- _What the exercise asks_:
In the lines below, output everything from the first line through the line containing "ax.bar(x, models, width=0.33, color='black', zorder=3)" exactly as it is. Pictures are not part of the output.

Records from a collection
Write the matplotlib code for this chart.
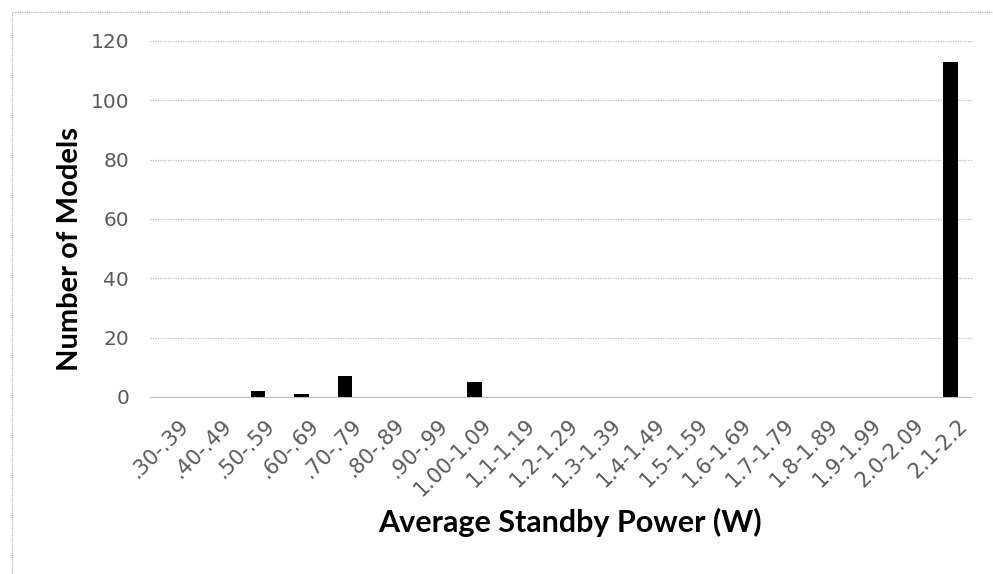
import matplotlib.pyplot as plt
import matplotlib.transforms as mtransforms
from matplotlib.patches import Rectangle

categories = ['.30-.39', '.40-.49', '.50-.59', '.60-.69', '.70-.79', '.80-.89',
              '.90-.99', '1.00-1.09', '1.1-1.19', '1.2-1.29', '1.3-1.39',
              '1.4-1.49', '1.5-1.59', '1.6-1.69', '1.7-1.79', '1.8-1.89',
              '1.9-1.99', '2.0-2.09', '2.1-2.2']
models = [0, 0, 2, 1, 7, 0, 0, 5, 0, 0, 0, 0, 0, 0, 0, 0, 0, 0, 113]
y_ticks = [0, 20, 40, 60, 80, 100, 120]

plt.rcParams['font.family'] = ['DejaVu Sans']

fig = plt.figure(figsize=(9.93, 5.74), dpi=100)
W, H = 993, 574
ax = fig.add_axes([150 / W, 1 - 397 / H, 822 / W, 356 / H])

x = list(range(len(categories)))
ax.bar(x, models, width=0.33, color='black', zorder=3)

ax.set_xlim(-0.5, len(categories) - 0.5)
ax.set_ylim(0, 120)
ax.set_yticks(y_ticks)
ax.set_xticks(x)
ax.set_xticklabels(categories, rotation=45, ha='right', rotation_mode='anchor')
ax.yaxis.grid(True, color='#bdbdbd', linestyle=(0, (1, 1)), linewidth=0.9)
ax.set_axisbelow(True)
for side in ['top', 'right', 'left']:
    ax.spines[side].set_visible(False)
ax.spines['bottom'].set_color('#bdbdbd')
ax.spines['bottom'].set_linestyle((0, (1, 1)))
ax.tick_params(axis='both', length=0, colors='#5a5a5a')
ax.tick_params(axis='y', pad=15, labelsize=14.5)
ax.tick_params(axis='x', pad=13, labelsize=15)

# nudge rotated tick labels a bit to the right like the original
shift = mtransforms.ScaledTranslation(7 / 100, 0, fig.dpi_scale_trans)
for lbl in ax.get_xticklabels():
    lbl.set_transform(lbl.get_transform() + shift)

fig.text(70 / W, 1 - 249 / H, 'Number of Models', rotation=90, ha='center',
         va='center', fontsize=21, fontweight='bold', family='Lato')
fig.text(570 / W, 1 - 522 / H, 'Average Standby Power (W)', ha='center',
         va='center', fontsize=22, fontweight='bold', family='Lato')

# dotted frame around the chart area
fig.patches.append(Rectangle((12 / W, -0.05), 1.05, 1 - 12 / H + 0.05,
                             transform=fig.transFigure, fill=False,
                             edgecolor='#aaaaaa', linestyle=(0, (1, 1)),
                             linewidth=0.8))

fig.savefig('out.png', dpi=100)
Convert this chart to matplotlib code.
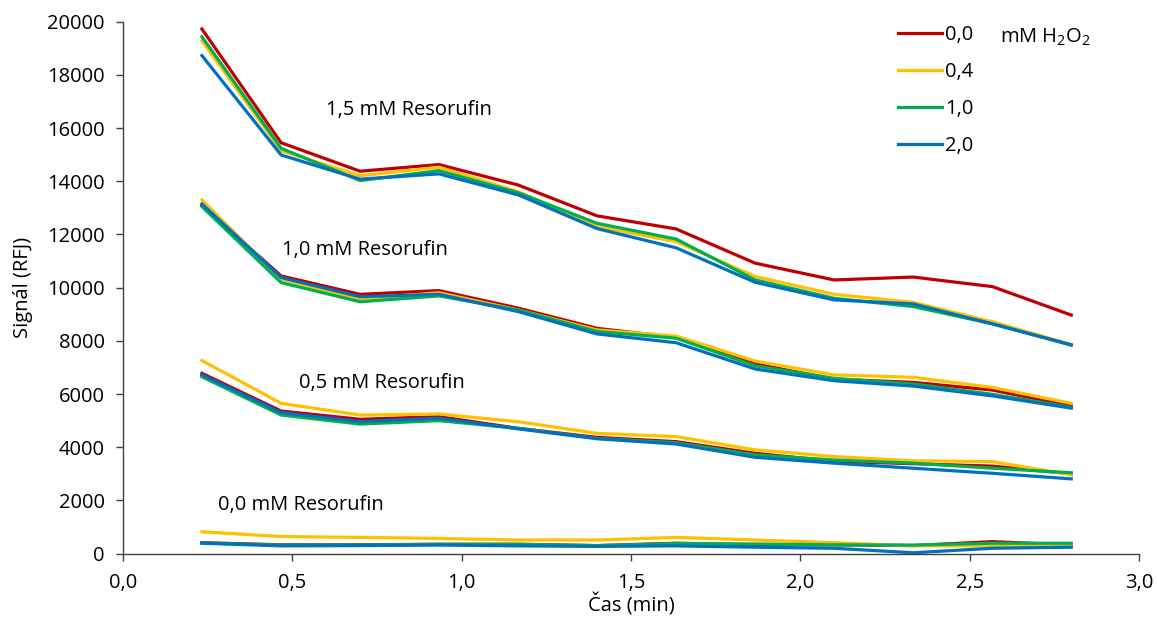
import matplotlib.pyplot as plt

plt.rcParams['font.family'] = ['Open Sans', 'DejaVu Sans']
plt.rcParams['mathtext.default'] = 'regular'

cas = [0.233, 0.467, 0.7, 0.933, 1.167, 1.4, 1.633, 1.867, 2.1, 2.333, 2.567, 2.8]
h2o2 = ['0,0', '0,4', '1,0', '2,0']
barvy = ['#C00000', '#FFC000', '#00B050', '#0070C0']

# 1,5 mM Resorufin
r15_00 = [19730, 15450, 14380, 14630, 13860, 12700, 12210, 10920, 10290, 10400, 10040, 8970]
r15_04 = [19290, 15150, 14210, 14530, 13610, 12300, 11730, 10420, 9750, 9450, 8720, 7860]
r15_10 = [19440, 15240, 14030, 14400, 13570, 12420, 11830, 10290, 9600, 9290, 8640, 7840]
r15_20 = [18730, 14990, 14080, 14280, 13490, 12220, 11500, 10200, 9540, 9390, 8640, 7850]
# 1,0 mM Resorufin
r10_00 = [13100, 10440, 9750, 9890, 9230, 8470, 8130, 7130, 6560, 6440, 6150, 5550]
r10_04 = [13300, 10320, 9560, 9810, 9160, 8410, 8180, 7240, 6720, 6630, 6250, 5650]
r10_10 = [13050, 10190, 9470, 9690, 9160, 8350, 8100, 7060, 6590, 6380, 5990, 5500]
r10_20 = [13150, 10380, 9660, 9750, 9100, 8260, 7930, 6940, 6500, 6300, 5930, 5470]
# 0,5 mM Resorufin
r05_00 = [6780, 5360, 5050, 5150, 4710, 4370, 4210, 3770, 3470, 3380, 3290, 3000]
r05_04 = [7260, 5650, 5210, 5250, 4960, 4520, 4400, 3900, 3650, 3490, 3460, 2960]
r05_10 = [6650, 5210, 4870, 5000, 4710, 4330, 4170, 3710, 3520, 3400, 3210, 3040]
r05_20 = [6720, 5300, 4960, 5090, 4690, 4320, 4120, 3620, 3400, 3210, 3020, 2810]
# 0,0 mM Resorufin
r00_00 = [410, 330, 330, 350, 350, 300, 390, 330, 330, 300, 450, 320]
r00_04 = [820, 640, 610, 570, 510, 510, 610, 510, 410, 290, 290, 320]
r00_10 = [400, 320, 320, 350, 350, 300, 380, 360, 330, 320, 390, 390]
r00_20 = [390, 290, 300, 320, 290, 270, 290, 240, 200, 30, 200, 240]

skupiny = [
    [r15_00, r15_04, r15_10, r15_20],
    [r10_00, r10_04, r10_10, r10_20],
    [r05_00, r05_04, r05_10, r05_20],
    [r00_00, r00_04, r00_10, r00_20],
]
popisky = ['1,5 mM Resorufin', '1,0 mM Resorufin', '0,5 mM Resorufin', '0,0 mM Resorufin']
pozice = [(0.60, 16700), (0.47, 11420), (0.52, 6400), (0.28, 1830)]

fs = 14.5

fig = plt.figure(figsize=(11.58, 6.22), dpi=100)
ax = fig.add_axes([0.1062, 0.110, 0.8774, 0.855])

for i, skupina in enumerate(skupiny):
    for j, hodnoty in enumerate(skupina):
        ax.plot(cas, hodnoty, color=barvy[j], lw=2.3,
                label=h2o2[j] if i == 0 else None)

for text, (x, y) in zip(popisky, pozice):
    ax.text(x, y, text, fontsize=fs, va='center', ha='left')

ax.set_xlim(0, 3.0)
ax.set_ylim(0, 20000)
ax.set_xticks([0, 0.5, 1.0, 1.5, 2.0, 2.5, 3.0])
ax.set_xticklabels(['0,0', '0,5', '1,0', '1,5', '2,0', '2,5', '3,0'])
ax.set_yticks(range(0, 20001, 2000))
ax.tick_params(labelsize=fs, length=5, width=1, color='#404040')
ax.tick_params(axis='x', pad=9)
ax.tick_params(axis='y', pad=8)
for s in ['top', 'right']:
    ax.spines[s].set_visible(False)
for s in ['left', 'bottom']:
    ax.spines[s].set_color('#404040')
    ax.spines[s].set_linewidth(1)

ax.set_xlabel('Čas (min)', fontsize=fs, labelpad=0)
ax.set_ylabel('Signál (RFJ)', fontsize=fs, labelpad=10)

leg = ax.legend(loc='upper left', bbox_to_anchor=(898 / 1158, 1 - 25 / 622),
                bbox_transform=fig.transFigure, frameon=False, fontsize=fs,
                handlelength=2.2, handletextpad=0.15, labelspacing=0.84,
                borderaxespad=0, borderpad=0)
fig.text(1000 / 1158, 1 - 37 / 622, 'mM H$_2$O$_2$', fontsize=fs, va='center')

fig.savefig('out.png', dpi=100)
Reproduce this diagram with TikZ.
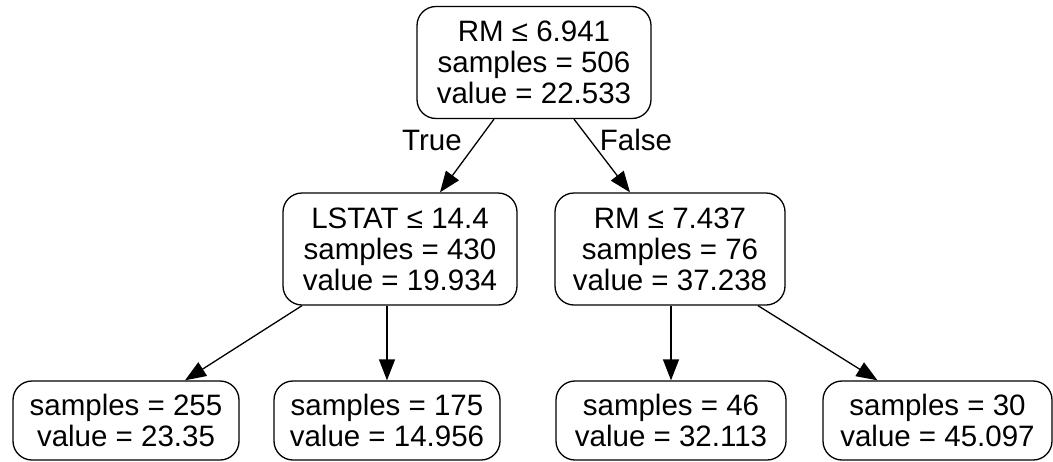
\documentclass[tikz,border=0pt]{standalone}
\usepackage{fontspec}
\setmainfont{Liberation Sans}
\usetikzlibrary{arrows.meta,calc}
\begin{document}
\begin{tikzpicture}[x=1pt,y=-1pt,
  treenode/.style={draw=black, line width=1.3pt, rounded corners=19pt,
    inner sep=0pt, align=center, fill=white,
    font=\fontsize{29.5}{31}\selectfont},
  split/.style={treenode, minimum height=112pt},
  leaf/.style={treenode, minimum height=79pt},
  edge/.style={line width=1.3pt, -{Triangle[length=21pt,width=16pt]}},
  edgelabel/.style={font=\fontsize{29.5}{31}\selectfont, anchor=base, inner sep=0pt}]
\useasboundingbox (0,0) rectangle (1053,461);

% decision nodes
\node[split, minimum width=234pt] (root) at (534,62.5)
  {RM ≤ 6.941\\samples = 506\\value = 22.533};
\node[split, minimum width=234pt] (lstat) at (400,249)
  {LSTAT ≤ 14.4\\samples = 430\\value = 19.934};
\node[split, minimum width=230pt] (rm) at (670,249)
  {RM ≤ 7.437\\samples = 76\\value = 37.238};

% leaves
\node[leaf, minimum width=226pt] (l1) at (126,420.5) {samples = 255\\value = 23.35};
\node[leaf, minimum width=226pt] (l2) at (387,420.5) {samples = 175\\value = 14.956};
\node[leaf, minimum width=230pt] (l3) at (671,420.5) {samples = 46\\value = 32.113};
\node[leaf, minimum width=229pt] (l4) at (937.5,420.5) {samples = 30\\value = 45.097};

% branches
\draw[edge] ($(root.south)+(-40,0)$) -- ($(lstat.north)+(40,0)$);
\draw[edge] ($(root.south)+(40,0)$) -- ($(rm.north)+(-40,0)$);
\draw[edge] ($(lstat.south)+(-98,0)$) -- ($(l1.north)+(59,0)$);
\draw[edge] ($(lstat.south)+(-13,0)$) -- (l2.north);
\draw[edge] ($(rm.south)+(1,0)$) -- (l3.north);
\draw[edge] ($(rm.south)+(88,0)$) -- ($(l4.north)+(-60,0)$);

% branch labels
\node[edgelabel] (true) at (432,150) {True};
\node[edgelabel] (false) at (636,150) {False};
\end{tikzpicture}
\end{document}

- _Final answer_:
Write the matplotlib code for this chart.
import matplotlib.pyplot as plt
import matplotlib.transforms as mtransforms
from matplotlib.patches import Rectangle

categories = ['.30-.39', '.40-.49', '.50-.59', '.60-.69', '.70-.79', '.80-.89',
              '.90-.99', '1.00-1.09', '1.1-1.19', '1.2-1.29', '1.3-1.39',
              '1.4-1.49', '1.5-1.59', '1.6-1.69', '1.7-1.79', '1.8-1.89',
              '1.9-1.99', '2.0-2.09', '2.1-2.2']
models = [0, 0, 2, 1, 7, 0, 0, 5, 0, 0, 0, 0, 0, 0, 0, 0, 0, 0, 113]
y_ticks = [0, 20, 40, 60, 80, 100, 120]

plt.rcParams['font.family'] = ['DejaVu Sans']

fig = plt.figure(figsize=(9.93, 5.74), dpi=100)
W, H = 993, 574
ax = fig.add_axes([150 / W, 1 - 397 / H, 822 / W, 356 / H])

x = list(range(len(categories)))
ax.bar(x, models, width=0.33, color='black', zorder=3)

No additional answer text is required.